-------- Source material

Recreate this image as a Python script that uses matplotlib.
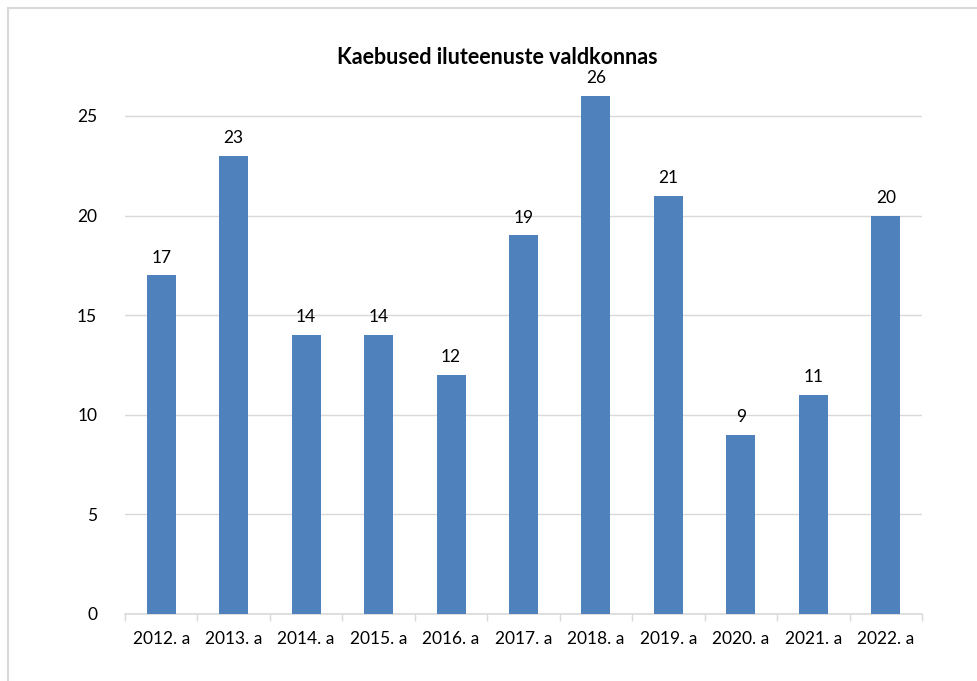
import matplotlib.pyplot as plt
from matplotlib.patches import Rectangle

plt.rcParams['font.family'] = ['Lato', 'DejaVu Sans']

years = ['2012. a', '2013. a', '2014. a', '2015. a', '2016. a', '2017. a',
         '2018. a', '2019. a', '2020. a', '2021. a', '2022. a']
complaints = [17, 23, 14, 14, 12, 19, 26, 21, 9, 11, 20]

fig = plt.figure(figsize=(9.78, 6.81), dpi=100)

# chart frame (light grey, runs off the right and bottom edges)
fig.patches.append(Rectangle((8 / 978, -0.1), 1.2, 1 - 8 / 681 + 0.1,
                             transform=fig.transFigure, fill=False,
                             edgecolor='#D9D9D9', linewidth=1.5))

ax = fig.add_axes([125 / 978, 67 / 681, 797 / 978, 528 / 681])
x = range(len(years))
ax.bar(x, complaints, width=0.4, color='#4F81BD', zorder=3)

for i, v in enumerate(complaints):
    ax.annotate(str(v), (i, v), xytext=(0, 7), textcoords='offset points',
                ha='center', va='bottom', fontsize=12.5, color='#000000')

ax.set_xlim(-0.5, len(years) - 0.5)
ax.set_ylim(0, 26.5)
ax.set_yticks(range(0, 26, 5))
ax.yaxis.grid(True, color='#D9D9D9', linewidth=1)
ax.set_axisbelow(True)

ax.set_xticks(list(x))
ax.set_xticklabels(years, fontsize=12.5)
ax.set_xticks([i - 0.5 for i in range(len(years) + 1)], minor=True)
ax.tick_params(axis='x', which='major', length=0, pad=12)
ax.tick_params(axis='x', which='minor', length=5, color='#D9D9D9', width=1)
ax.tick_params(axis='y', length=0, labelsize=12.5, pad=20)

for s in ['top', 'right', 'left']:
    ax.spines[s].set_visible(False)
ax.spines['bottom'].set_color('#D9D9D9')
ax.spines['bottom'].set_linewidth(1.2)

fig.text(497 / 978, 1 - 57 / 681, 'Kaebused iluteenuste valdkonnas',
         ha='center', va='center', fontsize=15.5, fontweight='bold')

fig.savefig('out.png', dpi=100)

----------------

| Given exercise |
Reproduce every line exactly and omit all pictures.

| Result below |
Recreate this image as a Python script that uses matplotlib.
import matplotlib.pyplot as plt
from matplotlib.patches import Rectangle

plt.rcParams['font.family'] = ['Lato', 'DejaVu Sans']

years = ['2012. a', '2013. a', '2014. a', '2015. a', '2016. a', '2017. a',
         '2018. a', '2019. a', '2020. a', '2021. a', '2022. a']
complaints = [17, 23, 14, 14, 12, 19, 26, 21, 9, 11, 20]

fig = plt.figure(figsize=(9.78, 6.81), dpi=100)

# chart frame (light grey, runs off the right and bottom edges)
fig.patches.append(Rectangle((8 / 978, -0.1), 1.2, 1 - 8 / 681 + 0.1,
                             transform=fig.transFigure, fill=False,
                             edgecolor='#D9D9D9', linewidth=1.5))

ax = fig.add_axes([125 / 978, 67 / 681, 797 / 978, 528 / 681])
x = range(len(years))
ax.bar(x, complaints, width=0.4, color='#4F81BD', zorder=3)

for i, v in enumerate(complaints):
    ax.annotate(str(v), (i, v), xytext=(0, 7), textcoords='offset points',
                ha='center', va='bottom', fontsize=12.5, color='#000000')

ax.set_xlim(-0.5, len(years) - 0.5)
ax.set_ylim(0, 26.5)
ax.set_yticks(range(0, 26, 5))
ax.yaxis.grid(True, color='#D9D9D9', linewidth=1)
ax.set_axisbelow(True)

ax.set_xticks(list(x))
ax.set_xticklabels(years, fontsize=12.5)
ax.set_xticks([i - 0.5 for i in range(len(years) + 1)], minor=True)
ax.tick_params(axis='x', which='major', length=0, pad=12)
ax.tick_params(axis='x', which='minor', length=5, color='#D9D9D9', width=1)
ax.tick_params(axis='y', length=0, labelsize=12.5, pad=20)

for s in ['top', 'right', 'left']:
    ax.spines[s].set_visible(False)
ax.spines['bottom'].set_color('#D9D9D9')
ax.spines['bottom'].set_linewidth(1.2)

fig.text(497 / 978, 1 - 57 / 681, 'Kaebused iluteenuste valdkonnas',
         ha='center', va='center', fontsize=15.5, fontweight='bold')

fig.savefig('out.png', dpi=100)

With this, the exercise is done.